───── MATERIAL PROVIDED
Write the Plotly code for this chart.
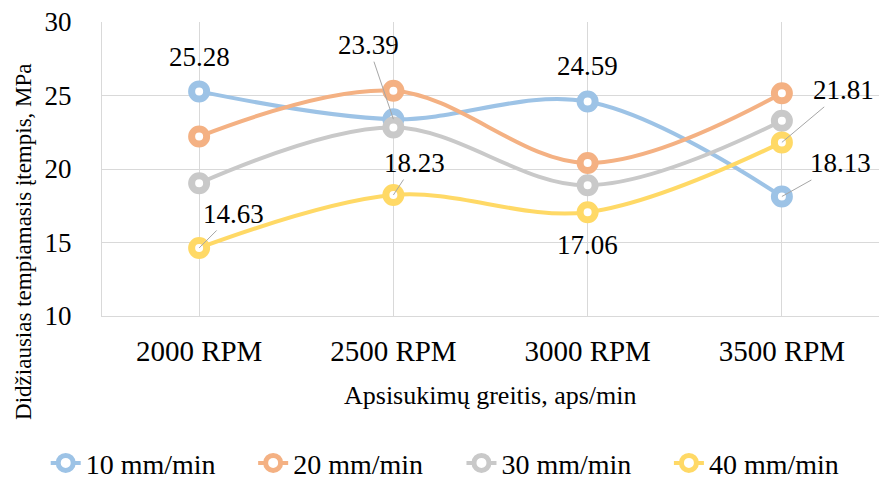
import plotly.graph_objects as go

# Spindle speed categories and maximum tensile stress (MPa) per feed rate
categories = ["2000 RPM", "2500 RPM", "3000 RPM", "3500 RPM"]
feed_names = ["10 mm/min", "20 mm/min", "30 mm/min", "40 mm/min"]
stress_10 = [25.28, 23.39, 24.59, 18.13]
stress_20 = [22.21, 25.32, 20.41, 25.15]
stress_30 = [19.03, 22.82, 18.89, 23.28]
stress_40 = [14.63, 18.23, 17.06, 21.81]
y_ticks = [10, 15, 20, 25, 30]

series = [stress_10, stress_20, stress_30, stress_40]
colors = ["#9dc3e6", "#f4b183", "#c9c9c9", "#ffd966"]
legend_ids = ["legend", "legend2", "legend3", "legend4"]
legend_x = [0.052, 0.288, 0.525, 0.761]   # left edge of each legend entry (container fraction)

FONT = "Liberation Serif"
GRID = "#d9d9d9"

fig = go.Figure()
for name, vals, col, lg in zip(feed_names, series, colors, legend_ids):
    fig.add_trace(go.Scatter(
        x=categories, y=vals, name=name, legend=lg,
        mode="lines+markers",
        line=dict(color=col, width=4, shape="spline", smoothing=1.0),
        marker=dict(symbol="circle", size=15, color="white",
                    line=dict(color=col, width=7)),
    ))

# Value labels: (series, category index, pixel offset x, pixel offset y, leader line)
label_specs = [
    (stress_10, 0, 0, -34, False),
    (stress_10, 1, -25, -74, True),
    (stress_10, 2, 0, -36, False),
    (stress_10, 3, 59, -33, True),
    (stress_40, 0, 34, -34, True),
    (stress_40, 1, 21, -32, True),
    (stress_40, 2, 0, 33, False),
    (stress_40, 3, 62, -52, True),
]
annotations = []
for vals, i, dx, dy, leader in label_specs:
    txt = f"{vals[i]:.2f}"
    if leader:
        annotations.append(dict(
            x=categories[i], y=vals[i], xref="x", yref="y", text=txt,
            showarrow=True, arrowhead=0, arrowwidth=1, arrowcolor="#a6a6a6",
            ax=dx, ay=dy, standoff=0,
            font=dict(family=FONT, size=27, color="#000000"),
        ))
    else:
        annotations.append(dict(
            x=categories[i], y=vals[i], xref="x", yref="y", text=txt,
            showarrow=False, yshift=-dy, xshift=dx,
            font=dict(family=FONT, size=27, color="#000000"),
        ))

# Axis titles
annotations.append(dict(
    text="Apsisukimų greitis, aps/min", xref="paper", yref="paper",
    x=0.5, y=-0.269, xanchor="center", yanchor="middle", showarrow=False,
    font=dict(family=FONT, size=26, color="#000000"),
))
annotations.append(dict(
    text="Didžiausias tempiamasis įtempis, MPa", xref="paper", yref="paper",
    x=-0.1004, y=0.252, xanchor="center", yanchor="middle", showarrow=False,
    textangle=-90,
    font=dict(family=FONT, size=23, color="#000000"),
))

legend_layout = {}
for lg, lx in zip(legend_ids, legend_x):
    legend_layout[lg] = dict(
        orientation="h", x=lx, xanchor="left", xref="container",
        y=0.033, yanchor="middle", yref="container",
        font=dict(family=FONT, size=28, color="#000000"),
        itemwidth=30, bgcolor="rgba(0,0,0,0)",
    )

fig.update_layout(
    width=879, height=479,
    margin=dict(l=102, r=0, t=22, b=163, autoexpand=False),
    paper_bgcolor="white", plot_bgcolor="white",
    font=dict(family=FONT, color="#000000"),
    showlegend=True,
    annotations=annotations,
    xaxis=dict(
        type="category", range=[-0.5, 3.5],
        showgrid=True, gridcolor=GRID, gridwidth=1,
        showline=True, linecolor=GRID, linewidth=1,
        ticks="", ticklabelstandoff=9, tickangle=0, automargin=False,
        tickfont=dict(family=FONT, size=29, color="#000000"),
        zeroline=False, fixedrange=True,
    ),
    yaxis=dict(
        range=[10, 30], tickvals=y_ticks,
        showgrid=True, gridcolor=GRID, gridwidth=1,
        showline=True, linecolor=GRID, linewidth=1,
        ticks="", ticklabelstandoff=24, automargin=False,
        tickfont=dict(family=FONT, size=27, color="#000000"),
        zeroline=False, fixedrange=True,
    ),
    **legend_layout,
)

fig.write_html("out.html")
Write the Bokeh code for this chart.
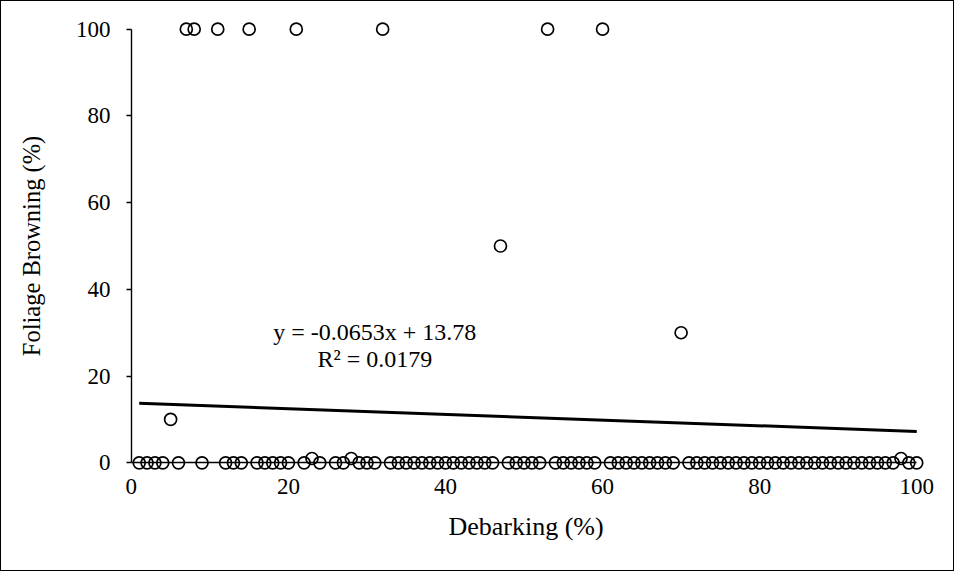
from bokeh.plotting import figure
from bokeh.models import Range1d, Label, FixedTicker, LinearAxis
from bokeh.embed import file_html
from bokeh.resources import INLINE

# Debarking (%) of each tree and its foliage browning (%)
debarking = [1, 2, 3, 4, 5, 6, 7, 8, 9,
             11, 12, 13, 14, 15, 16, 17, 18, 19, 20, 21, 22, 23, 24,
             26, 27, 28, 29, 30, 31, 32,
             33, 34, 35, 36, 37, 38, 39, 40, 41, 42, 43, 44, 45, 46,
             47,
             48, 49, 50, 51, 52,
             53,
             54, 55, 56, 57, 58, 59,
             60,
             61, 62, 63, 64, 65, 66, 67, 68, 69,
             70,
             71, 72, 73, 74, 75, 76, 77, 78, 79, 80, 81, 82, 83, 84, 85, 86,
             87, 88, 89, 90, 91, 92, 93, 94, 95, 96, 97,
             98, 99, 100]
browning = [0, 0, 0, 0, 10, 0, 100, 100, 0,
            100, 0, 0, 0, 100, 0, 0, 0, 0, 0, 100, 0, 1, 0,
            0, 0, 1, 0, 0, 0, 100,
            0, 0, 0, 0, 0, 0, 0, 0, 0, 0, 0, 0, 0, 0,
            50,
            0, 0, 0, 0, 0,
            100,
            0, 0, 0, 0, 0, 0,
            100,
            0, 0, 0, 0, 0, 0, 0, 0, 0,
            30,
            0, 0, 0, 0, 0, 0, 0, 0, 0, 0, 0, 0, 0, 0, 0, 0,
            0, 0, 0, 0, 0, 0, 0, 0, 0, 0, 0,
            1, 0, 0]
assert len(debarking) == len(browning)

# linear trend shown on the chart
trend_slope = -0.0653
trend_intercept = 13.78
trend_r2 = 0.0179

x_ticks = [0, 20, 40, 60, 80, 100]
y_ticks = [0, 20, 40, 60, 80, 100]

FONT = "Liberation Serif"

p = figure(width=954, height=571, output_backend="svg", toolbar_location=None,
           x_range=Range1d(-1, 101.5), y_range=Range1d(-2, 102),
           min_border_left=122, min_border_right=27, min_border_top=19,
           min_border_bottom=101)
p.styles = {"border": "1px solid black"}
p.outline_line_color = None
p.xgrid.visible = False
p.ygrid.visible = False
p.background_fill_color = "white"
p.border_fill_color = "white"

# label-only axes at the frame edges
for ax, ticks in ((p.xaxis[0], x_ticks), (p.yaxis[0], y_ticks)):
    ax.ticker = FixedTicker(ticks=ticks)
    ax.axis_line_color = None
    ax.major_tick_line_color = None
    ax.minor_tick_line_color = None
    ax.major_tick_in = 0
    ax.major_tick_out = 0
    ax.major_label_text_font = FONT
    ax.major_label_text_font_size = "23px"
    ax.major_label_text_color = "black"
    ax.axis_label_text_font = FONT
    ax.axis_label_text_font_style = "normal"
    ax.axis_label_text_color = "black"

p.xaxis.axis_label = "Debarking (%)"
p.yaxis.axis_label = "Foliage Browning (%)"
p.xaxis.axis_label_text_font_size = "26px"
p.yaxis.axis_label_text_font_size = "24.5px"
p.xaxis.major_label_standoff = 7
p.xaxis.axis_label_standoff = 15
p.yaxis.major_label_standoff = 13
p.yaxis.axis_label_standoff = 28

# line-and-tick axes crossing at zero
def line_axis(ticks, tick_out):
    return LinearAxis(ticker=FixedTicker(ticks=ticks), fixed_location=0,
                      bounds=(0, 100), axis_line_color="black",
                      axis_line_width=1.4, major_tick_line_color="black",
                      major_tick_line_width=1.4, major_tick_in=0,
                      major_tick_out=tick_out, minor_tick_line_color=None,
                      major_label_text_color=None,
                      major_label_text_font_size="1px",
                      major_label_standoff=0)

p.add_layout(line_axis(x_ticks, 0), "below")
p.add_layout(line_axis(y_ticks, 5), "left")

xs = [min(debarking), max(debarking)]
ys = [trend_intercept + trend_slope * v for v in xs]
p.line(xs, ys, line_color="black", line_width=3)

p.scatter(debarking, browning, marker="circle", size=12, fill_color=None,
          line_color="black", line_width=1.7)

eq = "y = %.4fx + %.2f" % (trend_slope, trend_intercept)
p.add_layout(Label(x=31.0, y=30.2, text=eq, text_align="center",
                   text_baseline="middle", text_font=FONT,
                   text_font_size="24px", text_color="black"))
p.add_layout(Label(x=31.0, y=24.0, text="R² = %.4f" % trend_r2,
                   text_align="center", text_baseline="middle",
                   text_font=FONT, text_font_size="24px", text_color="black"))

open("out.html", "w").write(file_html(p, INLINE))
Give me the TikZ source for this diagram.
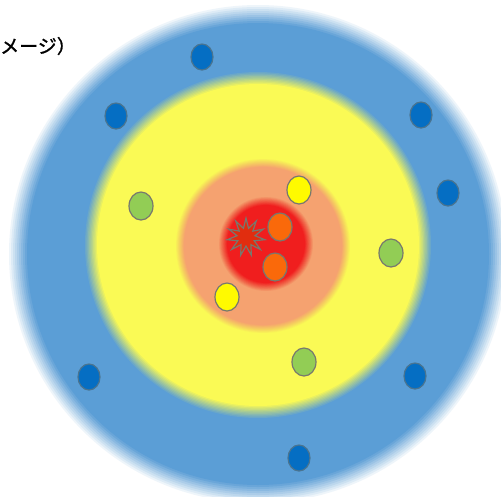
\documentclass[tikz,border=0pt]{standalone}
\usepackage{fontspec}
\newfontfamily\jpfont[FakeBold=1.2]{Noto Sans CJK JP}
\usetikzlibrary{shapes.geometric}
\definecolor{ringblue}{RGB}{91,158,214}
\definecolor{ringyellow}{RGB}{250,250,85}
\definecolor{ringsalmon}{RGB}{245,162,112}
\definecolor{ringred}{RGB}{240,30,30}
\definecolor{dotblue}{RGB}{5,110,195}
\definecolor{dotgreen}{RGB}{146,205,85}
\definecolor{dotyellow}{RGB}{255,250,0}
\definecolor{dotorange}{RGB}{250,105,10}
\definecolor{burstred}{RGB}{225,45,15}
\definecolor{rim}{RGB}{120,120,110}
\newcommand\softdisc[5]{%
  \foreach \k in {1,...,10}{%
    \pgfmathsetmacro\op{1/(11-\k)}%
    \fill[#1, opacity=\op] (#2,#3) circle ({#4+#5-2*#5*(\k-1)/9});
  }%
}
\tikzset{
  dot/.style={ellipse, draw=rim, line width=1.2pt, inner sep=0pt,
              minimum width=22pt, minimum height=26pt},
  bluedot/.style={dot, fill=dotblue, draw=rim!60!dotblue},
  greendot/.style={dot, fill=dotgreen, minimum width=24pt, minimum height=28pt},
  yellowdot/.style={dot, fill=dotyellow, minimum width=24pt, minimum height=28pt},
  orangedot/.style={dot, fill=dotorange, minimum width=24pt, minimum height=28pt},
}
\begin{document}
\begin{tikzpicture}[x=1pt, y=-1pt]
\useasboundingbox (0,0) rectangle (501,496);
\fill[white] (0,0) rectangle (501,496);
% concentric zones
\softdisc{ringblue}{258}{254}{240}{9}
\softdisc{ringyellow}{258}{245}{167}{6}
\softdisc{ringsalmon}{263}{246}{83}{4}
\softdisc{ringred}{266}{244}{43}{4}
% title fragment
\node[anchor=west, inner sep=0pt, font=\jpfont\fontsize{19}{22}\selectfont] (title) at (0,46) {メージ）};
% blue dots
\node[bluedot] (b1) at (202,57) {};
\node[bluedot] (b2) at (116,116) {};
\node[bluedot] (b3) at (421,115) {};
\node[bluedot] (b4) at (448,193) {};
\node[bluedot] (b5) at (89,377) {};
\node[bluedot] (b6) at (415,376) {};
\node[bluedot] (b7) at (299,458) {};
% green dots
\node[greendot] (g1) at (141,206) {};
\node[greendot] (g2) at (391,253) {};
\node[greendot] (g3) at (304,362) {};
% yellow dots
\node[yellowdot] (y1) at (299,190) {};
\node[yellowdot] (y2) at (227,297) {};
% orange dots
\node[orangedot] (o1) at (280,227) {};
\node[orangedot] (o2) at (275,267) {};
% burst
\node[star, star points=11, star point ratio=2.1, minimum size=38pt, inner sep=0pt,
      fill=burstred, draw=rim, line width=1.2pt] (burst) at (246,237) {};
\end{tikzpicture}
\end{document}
──────────
**WHAT YOU ARE ASKED TO DO**
Give again, word for word, the lines from the one that contains "Write the Bokeh code for this chart." to the one that contains "from bokeh.resources import INLINE", both included. Omit the pictures.

**SOLUTION FOR THIS PROBLEM**
Write the Bokeh code for this chart.
from bokeh.plotting import figure
from bokeh.models import Range1d, Label, FixedTicker, LinearAxis
from bokeh.embed import file_html
from bokeh.resources import INLINE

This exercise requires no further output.